Task to carry out:
Here is the task for the listing below: output exactly the lines from the one containing "Clone this diagram in TikZ." through the one containing "anchor=north] at ([yshift=-11pt]top.north)", and leave out the pictures.

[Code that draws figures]
____

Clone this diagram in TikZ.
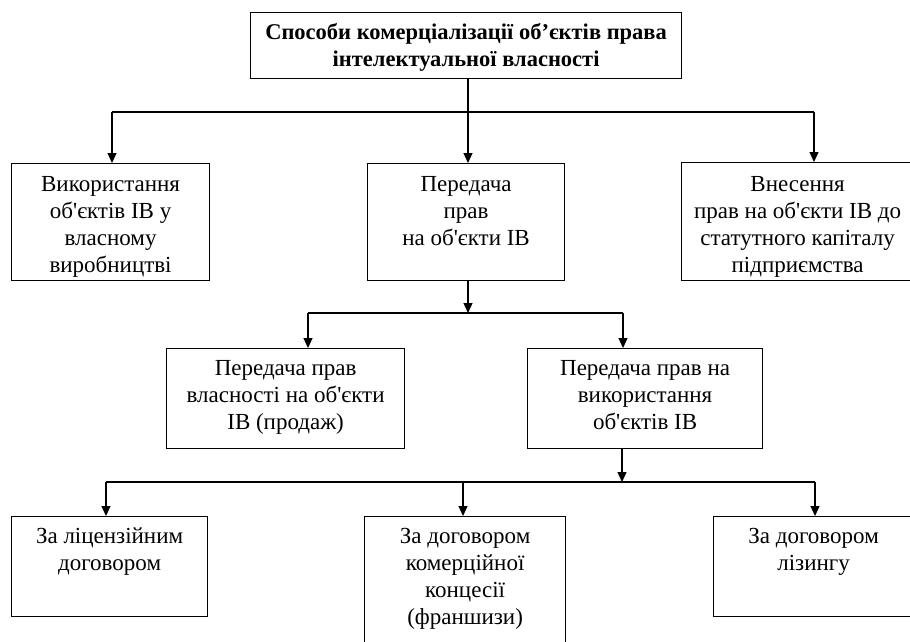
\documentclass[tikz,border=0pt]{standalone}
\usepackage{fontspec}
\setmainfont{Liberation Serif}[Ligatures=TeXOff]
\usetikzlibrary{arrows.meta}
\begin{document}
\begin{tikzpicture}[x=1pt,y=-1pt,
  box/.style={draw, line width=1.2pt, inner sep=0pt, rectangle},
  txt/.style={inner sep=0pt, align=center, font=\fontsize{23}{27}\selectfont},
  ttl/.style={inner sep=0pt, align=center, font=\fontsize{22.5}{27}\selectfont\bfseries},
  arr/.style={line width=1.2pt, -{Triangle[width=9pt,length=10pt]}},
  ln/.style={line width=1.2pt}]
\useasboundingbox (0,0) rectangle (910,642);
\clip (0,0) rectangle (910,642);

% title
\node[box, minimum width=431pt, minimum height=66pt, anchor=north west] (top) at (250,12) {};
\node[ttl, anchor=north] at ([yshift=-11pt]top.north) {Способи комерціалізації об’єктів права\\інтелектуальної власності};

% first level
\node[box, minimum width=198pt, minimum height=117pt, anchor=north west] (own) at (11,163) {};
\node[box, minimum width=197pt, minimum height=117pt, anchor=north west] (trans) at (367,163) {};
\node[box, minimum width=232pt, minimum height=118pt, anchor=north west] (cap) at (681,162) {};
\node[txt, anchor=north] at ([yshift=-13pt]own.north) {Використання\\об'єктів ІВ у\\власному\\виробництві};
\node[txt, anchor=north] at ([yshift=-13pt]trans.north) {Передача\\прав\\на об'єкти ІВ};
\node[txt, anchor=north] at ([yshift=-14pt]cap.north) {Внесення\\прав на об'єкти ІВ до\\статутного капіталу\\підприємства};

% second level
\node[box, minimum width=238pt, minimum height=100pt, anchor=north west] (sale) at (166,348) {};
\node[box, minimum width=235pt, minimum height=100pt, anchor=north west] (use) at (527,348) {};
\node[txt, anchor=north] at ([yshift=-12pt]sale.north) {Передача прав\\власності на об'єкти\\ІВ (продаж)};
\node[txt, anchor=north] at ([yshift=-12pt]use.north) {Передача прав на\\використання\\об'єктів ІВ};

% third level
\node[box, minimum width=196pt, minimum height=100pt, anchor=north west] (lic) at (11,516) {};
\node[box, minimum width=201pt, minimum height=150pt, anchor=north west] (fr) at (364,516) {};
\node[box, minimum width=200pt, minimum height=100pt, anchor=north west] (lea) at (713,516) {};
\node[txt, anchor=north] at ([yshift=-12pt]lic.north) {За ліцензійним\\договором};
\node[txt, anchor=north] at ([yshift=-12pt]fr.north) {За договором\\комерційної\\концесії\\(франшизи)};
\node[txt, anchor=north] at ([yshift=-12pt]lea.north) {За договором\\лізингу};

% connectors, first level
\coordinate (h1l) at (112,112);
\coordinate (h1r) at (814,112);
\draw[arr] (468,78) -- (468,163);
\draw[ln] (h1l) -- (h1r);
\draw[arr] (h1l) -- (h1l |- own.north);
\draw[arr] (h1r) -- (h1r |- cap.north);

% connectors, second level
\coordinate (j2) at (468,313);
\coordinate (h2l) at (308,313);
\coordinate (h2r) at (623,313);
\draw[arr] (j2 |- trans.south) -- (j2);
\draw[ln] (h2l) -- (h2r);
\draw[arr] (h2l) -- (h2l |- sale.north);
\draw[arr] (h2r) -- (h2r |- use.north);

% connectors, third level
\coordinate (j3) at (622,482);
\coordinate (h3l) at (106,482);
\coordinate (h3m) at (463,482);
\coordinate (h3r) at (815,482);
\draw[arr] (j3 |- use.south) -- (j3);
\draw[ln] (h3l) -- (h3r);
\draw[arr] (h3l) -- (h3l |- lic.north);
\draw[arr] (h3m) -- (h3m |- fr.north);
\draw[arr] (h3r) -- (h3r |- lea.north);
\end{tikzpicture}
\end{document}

____

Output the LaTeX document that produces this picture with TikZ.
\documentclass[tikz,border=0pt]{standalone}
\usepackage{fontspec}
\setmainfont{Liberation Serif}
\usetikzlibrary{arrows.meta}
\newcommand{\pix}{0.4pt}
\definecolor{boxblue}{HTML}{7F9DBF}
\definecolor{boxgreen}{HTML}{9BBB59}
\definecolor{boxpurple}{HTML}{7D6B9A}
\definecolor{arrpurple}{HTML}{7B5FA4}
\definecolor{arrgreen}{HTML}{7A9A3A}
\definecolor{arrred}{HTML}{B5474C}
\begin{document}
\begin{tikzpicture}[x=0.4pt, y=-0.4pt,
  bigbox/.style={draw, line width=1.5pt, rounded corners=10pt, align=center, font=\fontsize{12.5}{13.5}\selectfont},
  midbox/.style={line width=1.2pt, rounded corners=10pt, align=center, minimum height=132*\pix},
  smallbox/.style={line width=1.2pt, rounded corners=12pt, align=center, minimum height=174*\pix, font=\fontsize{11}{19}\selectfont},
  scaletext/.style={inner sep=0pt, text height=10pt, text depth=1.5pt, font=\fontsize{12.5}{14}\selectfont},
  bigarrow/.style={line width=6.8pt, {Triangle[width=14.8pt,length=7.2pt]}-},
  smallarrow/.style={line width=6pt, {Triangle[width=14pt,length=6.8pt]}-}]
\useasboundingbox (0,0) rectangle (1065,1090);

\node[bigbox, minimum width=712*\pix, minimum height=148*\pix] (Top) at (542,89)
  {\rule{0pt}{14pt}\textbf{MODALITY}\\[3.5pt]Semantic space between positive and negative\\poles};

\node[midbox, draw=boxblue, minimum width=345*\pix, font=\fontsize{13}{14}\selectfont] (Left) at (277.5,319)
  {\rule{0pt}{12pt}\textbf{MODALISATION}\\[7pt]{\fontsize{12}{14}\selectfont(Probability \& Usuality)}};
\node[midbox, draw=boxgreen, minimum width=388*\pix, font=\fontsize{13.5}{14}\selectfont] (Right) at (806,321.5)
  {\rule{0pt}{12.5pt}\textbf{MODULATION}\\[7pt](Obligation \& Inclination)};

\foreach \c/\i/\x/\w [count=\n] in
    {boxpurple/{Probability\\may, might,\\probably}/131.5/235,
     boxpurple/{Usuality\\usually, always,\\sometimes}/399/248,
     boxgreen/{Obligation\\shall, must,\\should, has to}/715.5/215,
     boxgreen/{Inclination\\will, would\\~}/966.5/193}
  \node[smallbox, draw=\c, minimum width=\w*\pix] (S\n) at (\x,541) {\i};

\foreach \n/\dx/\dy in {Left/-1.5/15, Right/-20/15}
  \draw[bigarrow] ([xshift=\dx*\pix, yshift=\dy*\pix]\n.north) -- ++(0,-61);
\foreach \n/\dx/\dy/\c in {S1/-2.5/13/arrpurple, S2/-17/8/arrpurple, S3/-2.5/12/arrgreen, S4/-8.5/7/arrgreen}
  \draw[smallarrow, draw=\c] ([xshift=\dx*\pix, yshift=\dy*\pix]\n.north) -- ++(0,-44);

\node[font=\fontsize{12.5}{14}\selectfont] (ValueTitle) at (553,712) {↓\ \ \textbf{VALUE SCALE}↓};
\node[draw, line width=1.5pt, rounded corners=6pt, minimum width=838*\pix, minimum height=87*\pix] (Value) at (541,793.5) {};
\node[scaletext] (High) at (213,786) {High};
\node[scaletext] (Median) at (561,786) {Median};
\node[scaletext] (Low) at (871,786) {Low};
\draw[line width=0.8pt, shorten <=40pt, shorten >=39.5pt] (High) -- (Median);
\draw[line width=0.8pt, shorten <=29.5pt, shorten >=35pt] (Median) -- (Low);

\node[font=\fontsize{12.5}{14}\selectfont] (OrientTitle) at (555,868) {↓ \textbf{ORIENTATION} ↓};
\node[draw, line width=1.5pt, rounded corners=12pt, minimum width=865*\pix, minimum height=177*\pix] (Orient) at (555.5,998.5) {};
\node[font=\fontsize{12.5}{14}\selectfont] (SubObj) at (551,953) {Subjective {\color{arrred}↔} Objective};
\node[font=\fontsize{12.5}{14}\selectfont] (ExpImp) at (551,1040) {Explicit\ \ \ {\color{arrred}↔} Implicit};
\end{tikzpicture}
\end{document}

____

Complete answer:
Clone this diagram in TikZ.
\documentclass[tikz,border=0pt]{standalone}
\usepackage{fontspec}
\setmainfont{Liberation Serif}[Ligatures=TeXOff]
\usetikzlibrary{arrows.meta}
\begin{document}
\begin{tikzpicture}[x=1pt,y=-1pt,
  box/.style={draw, line width=1.2pt, inner sep=0pt, rectangle},
  txt/.style={inner sep=0pt, align=center, font=\fontsize{23}{27}\selectfont},
  ttl/.style={inner sep=0pt, align=center, font=\fontsize{22.5}{27}\selectfont\bfseries},
  arr/.style={line width=1.2pt, -{Triangle[width=9pt,length=10pt]}},
  ln/.style={line width=1.2pt}]
\useasboundingbox (0,0) rectangle (910,642);
\clip (0,0) rectangle (910,642);

% title
\node[box, minimum width=431pt, minimum height=66pt, anchor=north west] (top) at (250,12) {};
\node[ttl, anchor=north] at ([yshift=-11pt]top.north) {Способи комерціалізації об’єктів права\\інтелектуальної власності};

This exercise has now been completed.